** Given problem **
Would you retype all of these records exactly?

↓↓↓

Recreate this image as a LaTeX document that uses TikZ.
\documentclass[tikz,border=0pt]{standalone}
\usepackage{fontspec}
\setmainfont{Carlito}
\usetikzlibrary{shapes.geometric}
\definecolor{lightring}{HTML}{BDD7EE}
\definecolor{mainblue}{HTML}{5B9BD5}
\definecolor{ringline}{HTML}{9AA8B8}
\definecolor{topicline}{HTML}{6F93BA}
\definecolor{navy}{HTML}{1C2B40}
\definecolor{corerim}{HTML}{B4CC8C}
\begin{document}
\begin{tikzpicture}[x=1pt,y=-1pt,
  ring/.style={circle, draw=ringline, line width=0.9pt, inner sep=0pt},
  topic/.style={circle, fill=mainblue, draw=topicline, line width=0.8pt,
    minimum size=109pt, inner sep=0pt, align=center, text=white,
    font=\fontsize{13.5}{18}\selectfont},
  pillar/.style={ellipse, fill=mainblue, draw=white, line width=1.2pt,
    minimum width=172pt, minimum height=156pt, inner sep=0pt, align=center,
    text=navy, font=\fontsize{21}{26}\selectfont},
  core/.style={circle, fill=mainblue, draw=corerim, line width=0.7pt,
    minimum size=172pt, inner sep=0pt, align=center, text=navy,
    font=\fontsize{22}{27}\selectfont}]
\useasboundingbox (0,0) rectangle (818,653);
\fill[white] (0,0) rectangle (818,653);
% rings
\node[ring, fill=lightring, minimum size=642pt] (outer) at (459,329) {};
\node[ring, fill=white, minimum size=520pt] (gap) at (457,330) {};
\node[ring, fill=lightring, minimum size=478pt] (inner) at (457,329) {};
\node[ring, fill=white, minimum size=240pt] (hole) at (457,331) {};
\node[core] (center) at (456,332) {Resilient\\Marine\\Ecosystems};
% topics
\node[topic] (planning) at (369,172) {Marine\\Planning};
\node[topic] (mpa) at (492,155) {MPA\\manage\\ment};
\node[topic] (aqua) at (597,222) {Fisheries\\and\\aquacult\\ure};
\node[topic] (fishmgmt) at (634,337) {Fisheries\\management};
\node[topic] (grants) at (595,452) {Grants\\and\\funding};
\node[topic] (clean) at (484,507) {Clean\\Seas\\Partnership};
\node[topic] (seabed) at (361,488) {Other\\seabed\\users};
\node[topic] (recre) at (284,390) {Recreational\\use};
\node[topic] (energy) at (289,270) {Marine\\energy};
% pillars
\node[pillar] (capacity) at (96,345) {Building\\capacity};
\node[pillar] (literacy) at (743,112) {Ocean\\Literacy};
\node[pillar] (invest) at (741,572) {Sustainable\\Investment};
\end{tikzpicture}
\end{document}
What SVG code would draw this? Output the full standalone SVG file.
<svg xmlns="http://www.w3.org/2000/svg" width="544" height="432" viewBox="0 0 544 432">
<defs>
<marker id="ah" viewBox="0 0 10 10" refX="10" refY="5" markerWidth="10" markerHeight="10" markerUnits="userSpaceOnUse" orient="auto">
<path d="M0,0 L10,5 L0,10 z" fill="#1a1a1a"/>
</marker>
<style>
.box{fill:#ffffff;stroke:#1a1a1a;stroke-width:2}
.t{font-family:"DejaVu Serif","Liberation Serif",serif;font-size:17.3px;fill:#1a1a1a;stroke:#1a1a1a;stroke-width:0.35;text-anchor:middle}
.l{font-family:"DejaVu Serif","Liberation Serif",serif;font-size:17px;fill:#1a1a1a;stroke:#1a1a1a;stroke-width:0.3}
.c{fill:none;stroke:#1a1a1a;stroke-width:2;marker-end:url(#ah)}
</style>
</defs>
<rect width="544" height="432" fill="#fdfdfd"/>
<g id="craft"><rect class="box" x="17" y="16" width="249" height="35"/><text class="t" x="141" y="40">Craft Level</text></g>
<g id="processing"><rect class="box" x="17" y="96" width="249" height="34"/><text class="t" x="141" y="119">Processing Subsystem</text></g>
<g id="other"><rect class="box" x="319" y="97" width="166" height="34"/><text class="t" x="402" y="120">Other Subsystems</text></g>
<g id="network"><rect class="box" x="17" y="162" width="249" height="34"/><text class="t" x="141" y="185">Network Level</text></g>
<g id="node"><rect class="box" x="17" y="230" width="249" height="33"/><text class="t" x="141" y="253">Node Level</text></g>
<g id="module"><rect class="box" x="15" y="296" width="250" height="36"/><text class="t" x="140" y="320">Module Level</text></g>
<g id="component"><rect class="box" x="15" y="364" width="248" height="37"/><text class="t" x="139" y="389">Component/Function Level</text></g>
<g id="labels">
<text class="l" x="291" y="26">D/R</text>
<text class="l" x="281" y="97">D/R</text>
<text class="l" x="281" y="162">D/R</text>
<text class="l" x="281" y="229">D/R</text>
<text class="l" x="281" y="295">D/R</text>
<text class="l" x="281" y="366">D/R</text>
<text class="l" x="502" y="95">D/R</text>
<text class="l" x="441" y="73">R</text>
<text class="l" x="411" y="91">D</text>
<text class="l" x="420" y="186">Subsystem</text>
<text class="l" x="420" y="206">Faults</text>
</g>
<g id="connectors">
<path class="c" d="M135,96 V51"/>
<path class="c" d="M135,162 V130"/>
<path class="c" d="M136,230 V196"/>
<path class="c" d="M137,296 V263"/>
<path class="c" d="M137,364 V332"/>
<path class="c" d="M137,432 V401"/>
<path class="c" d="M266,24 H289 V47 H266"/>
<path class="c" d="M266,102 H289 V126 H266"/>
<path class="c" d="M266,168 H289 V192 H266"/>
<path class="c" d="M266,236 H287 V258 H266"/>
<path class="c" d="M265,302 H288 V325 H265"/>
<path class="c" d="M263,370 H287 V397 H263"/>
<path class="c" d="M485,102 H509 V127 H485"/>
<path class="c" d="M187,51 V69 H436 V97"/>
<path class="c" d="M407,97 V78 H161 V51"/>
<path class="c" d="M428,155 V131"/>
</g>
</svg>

↑↑↑

** Response below **
Recreate this image as a LaTeX document that uses TikZ.
\documentclass[tikz,border=0pt]{standalone}
\usepackage{fontspec}
\setmainfont{Carlito}
\usetikzlibrary{shapes.geometric}
\definecolor{lightring}{HTML}{BDD7EE}
\definecolor{mainblue}{HTML}{5B9BD5}
\definecolor{ringline}{HTML}{9AA8B8}
\definecolor{topicline}{HTML}{6F93BA}
\definecolor{navy}{HTML}{1C2B40}
\definecolor{corerim}{HTML}{B4CC8C}
\begin{document}
\begin{tikzpicture}[x=1pt,y=-1pt,
  ring/.style={circle, draw=ringline, line width=0.9pt, inner sep=0pt},
  topic/.style={circle, fill=mainblue, draw=topicline, line width=0.8pt,
    minimum size=109pt, inner sep=0pt, align=center, text=white,
    font=\fontsize{13.5}{18}\selectfont},
  pillar/.style={ellipse, fill=mainblue, draw=white, line width=1.2pt,
    minimum width=172pt, minimum height=156pt, inner sep=0pt, align=center,
    text=navy, font=\fontsize{21}{26}\selectfont},
  core/.style={circle, fill=mainblue, draw=corerim, line width=0.7pt,
    minimum size=172pt, inner sep=0pt, align=center, text=navy,
    font=\fontsize{22}{27}\selectfont}]
\useasboundingbox (0,0) rectangle (818,653);
\fill[white] (0,0) rectangle (818,653);
% rings
\node[ring, fill=lightring, minimum size=642pt] (outer) at (459,329) {};
\node[ring, fill=white, minimum size=520pt] (gap) at (457,330) {};
\node[ring, fill=lightring, minimum size=478pt] (inner) at (457,329) {};
\node[ring, fill=white, minimum size=240pt] (hole) at (457,331) {};
\node[core] (center) at (456,332) {Resilient\\Marine\\Ecosystems};
% topics
\node[topic] (planning) at (369,172) {Marine\\Planning};
\node[topic] (mpa) at (492,155) {MPA\\manage\\ment};
\node[topic] (aqua) at (597,222) {Fisheries\\and\\aquacult\\ure};
\node[topic] (fishmgmt) at (634,337) {Fisheries\\management};
\node[topic] (grants) at (595,452) {Grants\\and\\funding};
\node[topic] (clean) at (484,507) {Clean\\Seas\\Partnership};
\node[topic] (seabed) at (361,488) {Other\\seabed\\users};
\node[topic] (recre) at (284,390) {Recreational\\use};
\node[topic] (energy) at (289,270) {Marine\\energy};
% pillars
\node[pillar] (capacity) at (96,345) {Building\\capacity};
\node[pillar] (literacy) at (743,112) {Ocean\\Literacy};
\node[pillar] (invest) at (741,572) {Sustainable\\Investment};
\end{tikzpicture}
\end{document}
What SVG code would draw this? Output the full standalone SVG file.
<svg xmlns="http://www.w3.org/2000/svg" width="544" height="432" viewBox="0 0 544 432">
<defs>
<marker id="ah" viewBox="0 0 10 10" refX="10" refY="5" markerWidth="10" markerHeight="10" markerUnits="userSpaceOnUse" orient="auto">
<path d="M0,0 L10,5 L0,10 z" fill="#1a1a1a"/>
</marker>
<style>
.box{fill:#ffffff;stroke:#1a1a1a;stroke-width:2}
.t{font-family:"DejaVu Serif","Liberation Serif",serif;font-size:17.3px;fill:#1a1a1a;stroke:#1a1a1a;stroke-width:0.35;text-anchor:middle}
.l{font-family:"DejaVu Serif","Liberation Serif",serif;font-size:17px;fill:#1a1a1a;stroke:#1a1a1a;stroke-width:0.3}
.c{fill:none;stroke:#1a1a1a;stroke-width:2;marker-end:url(#ah)}
</style>
</defs>
<rect width="544" height="432" fill="#fdfdfd"/>
<g id="craft"><rect class="box" x="17" y="16" width="249" height="35"/><text class="t" x="141" y="40">Craft Level</text></g>
<g id="processing"><rect class="box" x="17" y="96" width="249" height="34"/><text class="t" x="141" y="119">Processing Subsystem</text></g>
<g id="other"><rect class="box" x="319" y="97" width="166" height="34"/><text class="t" x="402" y="120">Other Subsystems</text></g>
<g id="network"><rect class="box" x="17" y="162" width="249" height="34"/><text class="t" x="141" y="185">Network Level</text></g>
<g id="node"><rect class="box" x="17" y="230" width="249" height="33"/><text class="t" x="141" y="253">Node Level</text></g>
<g id="module"><rect class="box" x="15" y="296" width="250" height="36"/><text class="t" x="140" y="320">Module Level</text></g>
<g id="component"><rect class="box" x="15" y="364" width="248" height="37"/><text class="t" x="139" y="389">Component/Function Level</text></g>
<g id="labels">
<text class="l" x="291" y="26">D/R</text>
<text class="l" x="281" y="97">D/R</text>
<text class="l" x="281" y="162">D/R</text>
<text class="l" x="281" y="229">D/R</text>
<text class="l" x="281" y="295">D/R</text>
<text class="l" x="281" y="366">D/R</text>
<text class="l" x="502" y="95">D/R</text>
<text class="l" x="441" y="73">R</text>
<text class="l" x="411" y="91">D</text>
<text class="l" x="420" y="186">Subsystem</text>
<text class="l" x="420" y="206">Faults</text>
</g>
<g id="connectors">
<path class="c" d="M135,96 V51"/>
<path class="c" d="M135,162 V130"/>
<path class="c" d="M136,230 V196"/>
<path class="c" d="M137,296 V263"/>
<path class="c" d="M137,364 V332"/>
<path class="c" d="M137,432 V401"/>
<path class="c" d="M266,24 H289 V47 H266"/>
<path class="c" d="M266,102 H289 V126 H266"/>
<path class="c" d="M266,168 H289 V192 H266"/>
<path class="c" d="M266,236 H287 V258 H266"/>
<path class="c" d="M265,302 H288 V325 H265"/>
<path class="c" d="M263,370 H287 V397 H263"/>
<path class="c" d="M485,102 H509 V127 H485"/>
<path class="c" d="M187,51 V69 H436 V97"/>
<path class="c" d="M407,97 V78 H161 V51"/>
<path class="c" d="M428,155 V131"/>
</g>
</svg>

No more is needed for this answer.